[Source code of charts]
- - -
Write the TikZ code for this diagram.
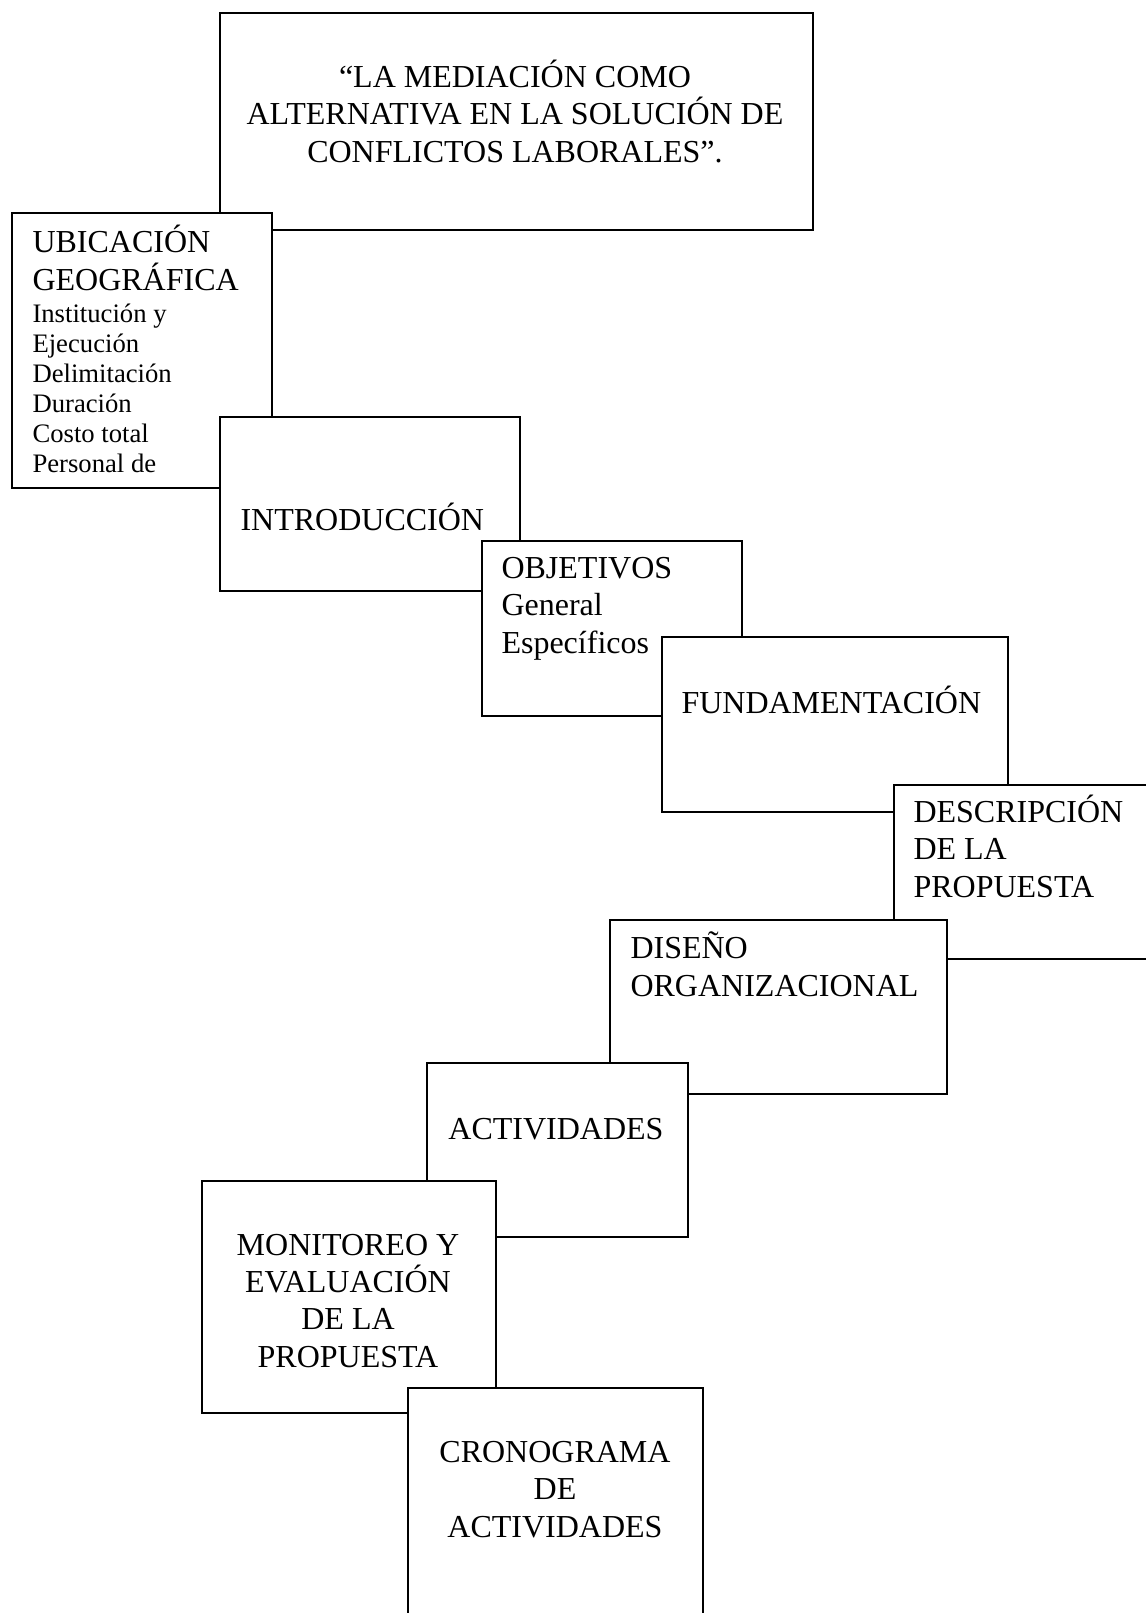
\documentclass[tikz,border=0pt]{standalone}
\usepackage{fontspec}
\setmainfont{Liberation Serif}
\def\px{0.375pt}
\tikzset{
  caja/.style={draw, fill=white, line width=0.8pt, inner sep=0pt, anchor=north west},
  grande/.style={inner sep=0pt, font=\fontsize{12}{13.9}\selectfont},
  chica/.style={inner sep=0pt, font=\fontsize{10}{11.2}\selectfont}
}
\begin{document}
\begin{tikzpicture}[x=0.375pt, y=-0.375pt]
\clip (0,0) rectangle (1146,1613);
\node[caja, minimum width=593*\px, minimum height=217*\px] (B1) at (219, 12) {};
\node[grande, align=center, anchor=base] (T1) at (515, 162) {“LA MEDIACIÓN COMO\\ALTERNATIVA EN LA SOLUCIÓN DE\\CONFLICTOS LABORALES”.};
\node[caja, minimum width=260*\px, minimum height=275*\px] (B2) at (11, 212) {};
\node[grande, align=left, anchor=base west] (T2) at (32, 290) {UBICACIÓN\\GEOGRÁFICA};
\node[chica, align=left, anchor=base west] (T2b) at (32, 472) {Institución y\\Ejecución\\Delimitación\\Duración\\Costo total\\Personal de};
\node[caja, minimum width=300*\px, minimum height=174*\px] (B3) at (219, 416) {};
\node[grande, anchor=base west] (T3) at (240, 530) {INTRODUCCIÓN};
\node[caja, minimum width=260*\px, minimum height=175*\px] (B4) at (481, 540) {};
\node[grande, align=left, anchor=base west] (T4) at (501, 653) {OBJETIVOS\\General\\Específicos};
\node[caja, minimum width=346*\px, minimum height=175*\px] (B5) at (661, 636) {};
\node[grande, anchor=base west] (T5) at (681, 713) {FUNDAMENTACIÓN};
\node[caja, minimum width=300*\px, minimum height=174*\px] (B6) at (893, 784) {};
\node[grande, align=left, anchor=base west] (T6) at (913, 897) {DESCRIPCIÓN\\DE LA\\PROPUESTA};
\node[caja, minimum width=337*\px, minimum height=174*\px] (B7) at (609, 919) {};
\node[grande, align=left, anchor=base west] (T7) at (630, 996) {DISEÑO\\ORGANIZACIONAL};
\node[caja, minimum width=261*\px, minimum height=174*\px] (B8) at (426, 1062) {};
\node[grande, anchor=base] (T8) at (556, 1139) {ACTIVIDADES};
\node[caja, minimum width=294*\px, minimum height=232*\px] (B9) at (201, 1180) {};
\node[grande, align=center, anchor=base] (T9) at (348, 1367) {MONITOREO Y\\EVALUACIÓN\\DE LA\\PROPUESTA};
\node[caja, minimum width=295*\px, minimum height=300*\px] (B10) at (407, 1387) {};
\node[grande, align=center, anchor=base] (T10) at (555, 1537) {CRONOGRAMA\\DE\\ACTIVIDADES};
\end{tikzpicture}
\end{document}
- - -
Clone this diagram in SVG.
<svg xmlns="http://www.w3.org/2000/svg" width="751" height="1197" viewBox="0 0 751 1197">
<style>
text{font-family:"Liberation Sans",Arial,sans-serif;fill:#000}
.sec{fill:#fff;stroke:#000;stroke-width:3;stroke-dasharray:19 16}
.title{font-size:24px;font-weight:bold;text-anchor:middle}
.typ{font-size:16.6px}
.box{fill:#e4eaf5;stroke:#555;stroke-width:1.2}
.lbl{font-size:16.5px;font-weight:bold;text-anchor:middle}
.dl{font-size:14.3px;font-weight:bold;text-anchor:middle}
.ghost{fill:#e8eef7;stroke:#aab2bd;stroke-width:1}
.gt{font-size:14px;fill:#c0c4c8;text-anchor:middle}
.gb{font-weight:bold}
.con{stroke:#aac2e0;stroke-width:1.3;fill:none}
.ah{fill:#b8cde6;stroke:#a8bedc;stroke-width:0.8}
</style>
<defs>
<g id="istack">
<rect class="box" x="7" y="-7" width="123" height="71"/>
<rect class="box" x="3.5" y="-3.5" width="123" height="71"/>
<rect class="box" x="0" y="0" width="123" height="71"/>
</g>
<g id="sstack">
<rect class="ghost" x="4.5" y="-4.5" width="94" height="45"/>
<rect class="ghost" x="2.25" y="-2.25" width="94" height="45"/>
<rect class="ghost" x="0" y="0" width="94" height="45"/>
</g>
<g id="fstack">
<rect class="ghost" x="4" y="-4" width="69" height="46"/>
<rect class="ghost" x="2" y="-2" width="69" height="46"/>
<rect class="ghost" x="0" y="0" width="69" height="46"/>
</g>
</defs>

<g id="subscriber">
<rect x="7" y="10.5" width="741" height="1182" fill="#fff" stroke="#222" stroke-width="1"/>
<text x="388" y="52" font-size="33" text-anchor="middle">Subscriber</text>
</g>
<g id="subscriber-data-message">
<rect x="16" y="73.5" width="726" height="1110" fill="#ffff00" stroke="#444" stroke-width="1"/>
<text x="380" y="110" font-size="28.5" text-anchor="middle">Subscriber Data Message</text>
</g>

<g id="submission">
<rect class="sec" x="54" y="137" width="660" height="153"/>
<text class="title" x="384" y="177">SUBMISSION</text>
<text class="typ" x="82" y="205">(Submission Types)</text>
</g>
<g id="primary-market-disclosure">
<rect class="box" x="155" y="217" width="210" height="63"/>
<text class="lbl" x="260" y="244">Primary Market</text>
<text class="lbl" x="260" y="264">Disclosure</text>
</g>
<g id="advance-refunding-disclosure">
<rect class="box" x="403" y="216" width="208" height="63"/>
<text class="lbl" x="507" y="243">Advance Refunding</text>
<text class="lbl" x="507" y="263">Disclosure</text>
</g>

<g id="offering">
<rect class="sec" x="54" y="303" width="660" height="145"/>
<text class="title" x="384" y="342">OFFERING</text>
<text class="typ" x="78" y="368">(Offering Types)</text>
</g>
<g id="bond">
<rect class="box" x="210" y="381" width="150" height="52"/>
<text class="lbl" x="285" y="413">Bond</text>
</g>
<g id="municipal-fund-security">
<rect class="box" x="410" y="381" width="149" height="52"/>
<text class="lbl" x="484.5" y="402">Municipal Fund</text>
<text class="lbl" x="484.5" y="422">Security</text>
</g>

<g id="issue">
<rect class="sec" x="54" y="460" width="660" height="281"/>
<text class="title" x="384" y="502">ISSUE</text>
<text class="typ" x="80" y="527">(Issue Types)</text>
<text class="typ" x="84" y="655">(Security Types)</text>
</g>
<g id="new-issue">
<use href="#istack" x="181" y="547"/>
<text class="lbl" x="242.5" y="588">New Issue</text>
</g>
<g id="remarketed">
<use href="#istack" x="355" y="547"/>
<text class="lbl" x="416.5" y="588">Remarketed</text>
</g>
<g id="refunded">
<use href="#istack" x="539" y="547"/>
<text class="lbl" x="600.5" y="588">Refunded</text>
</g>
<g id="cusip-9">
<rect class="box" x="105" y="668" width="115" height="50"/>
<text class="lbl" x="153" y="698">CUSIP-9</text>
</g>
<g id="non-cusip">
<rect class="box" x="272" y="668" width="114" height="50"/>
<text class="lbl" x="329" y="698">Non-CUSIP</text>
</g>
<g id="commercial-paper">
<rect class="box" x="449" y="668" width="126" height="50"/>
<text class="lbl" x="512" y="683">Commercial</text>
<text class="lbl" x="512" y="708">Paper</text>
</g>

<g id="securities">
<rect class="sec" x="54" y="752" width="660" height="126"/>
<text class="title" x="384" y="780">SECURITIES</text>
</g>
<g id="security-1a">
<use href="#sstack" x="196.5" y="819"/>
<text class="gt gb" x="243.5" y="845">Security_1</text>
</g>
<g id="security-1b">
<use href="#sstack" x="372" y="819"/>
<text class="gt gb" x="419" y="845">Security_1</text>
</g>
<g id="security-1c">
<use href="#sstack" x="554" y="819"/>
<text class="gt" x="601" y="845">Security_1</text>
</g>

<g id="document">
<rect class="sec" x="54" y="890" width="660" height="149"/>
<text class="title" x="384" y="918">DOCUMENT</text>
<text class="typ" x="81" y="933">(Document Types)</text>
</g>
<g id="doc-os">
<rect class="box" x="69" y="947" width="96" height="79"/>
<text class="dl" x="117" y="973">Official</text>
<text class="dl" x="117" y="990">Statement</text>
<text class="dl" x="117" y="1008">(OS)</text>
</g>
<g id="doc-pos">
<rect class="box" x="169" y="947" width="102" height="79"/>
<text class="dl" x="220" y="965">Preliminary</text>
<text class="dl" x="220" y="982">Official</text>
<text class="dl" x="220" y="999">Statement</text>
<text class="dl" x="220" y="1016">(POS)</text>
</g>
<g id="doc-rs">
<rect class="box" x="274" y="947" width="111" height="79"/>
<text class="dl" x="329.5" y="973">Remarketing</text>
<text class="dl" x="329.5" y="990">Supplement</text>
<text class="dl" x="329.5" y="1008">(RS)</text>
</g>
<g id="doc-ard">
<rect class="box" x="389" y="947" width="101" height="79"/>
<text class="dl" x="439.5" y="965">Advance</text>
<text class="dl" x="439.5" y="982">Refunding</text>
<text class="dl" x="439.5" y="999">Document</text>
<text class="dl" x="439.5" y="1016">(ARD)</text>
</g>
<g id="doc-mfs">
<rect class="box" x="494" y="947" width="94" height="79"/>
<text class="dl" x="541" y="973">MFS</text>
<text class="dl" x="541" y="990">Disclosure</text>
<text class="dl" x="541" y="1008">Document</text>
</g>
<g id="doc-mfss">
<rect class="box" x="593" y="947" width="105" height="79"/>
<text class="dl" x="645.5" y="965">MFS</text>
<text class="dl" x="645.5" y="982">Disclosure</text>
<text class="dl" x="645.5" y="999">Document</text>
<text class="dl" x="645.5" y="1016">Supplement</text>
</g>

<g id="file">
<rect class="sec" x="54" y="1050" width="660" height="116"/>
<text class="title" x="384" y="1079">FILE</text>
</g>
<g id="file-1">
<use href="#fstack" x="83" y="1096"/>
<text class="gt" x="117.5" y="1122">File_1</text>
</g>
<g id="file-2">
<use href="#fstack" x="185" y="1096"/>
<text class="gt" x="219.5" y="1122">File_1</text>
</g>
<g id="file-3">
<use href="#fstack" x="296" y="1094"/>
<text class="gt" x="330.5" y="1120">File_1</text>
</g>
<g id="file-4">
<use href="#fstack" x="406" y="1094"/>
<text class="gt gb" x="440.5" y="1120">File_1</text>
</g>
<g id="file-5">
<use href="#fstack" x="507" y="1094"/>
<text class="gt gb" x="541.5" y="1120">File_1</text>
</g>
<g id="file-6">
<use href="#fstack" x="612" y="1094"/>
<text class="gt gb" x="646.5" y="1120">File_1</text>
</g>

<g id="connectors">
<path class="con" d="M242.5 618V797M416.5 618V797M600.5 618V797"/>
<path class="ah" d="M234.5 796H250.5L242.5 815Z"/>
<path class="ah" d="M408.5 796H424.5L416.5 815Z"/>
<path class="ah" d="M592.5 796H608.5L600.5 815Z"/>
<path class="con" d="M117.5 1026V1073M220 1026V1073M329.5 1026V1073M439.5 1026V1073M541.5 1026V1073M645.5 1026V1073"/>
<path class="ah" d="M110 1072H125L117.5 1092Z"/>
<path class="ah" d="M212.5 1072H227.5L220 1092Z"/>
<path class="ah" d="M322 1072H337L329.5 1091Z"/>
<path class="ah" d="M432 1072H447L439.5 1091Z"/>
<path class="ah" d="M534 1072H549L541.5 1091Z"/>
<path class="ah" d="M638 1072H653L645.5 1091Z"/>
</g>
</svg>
- - -
EXERCISE DIRECTIONS:
From the listing above, collect each line in which the string "diagram" appears.

RESPONSE TO THIS EXERCISE:
Write the TikZ code for this diagram.
Clone this diagram in SVG.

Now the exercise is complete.